Hon isn’t the first person to spot the limitations of whimsy. In 2016, John Saito argued that “Delight varies from person to person. What’s delightful to one person can be dreadful to another. There’s no such thing as universal delight.” And in January of this year, Amy Thibodeau put delight in the crosshairs:

“It’s slippery and subjective, cloying and often results in decisions to prioritize whatzits and quirk-a-doodles instead of meaningful change that would make an experience easier to use. Give me the utility of fast performance, predictable patterns, and good wayfinding any old day over the hollow affectations of delight.”

But due to the sunk-cost fallacy, delight won’t disappear quickly. Want proof? Check out this May 2019 defense of delight from UX advocate Jared Spool. He starts by talking about the popsicle hotline in the Magic Castle Hotel. You pick up the phone and ask for a popsicle. A few minutes later a butler delivers one.

Neato.

Except you can’t upload popsicles to your users, no matter how fast your broadband is. Applying a theory of physical delight from the 1980s to digital experiences is futile at best, dangerous at worst. We, as an industry, still can’t create a decent cookie consent banner. It’s sheer arrogance to think that our forms, buttons, and modals can evoke grand emotions in the hearts of our users.

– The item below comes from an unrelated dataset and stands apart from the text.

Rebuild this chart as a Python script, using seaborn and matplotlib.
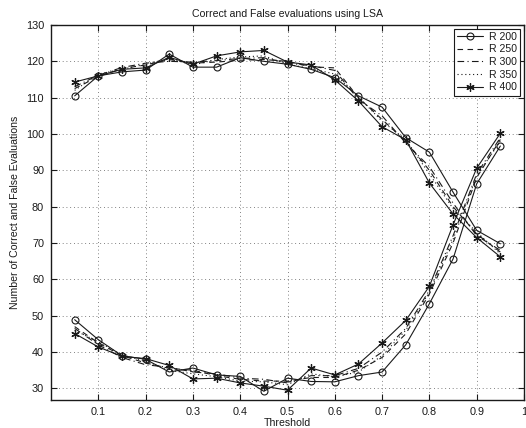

But Spool is so blinded by delight that he believes a funeral-planning service should have some: “Helping the person planning the funeral get the word out, while minimizing the decisions involved, would be delightful if it exceeded their expectations for the planning process.”

Woot woot! We got your coffin order.

Please, I beg you, don’t make your funeral-planning app, service, or website delightful. Just make sure it works.

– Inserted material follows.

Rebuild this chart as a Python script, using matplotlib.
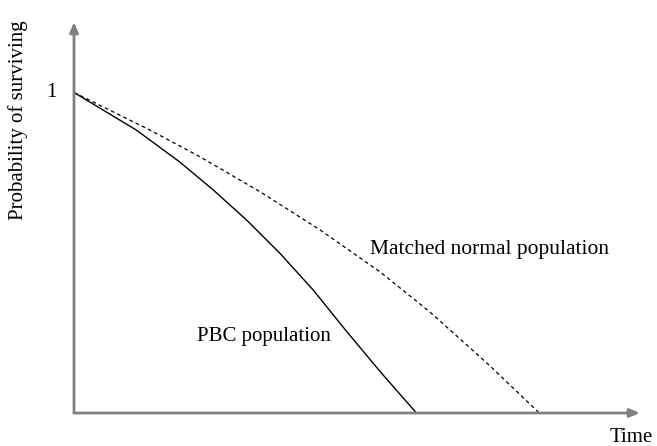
import matplotlib
matplotlib.use("Agg")
import matplotlib.pyplot as plt

plt.rcParams.update({
    'font.family': 'Liberation Serif',
})

# survival curves (time in arbitrary units, prob 0..1)
pbc_time = [0.0, 1.10, 1.87, 2.46, 3.05, 3.64, 4.22, 4.81, 5.41, 6.05]
pbc_prob = [1.0, 0.883, 0.783, 0.696, 0.602, 0.498, 0.385, 0.256, 0.129, 0.0]

normal_time = [0.0, 1.34, 2.23, 3.29, 4.35, 5.41, 6.29, 7.35, 8.22]
normal_prob = [1.0, 0.883, 0.799, 0.690, 0.571, 0.440, 0.315, 0.147, 0.0]

W, H = 657, 446
fig = plt.figure(figsize=(W / 100, H / 100), dpi=100)
# axes box in pixels: x 74..640, y 413 (bottom) .. 22 (top)
ax = fig.add_axes([74 / W, (H - 413) / H, (640 - 74) / W, (413 - 22) / H])
ax.set_xlim(0, 10)
ax.set_ylim(0, 1.22)

for s in ax.spines.values():
    s.set_visible(False)
ax.set_xticks([])
ax.set_yticks([])
ax.patch.set_alpha(0)

axis_col = "#808080"
arrow = dict(arrowstyle="-|>,head_length=0.6,head_width=0.25", color=axis_col, lw=2,
             shrinkA=0, shrinkB=0)
ax.annotate("", xy=(1, 0), xytext=(0, 0), xycoords="axes fraction", arrowprops=arrow)
ax.annotate("", xy=(0, 1), xytext=(0, 0), xycoords="axes fraction", arrowprops=arrow)

ax.plot(pbc_time, pbc_prob, color="black", lw=1.0, clip_on=False)
ax.plot(normal_time, normal_prob, color="black", lw=0.9, ls=(0, (3, 2.5)), clip_on=False)

ax.text(-0.3, 1.0, "1", ha="right", va="center", fontsize=15)
ax.text(2.17, 0.24, "PBC population", ha="left", va="center", fontsize=15)
ax.text(5.23, 0.51, "Matched normal population", ha="left", va="center", fontsize=15.5)

fig.text(631 / W, 1 - 437 / H, "Time", ha="center", va="center", fontsize=15)
fig.text(18 / W, 1 - 120 / H, "Probability of surviving", ha="center", va="center",
         rotation=90, fontsize=15)

fig.savefig("out.png", dpi=100)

Now, I realize that kicking the delight habit won’t be easy, so here’s my offer. We’ve spent the past decade moving fast and breaking everything. Let’s take a deep breath and deal with all the tech debt we’ve accumulated. In case you’re not sure where to start, we’ve got:

  • privacy debt
  • racial debt
  • accessibility debt
  • inclusivity debt
  • gender debt
  • dark pattern debt
  • environmental debt

All that sludge means that millions of people have terrible experiences every day. Forget about extreme satisfaction and exceeding expectations — going from awful to meeting basic user needs would be a huge win. And once all that tech debt is eliminated, you can woot woot about funeral planning all you want.

Until then, delight is dead.

This article is based on my Interaction 21 talk. The generic brand images are borrowed from kunelgaur.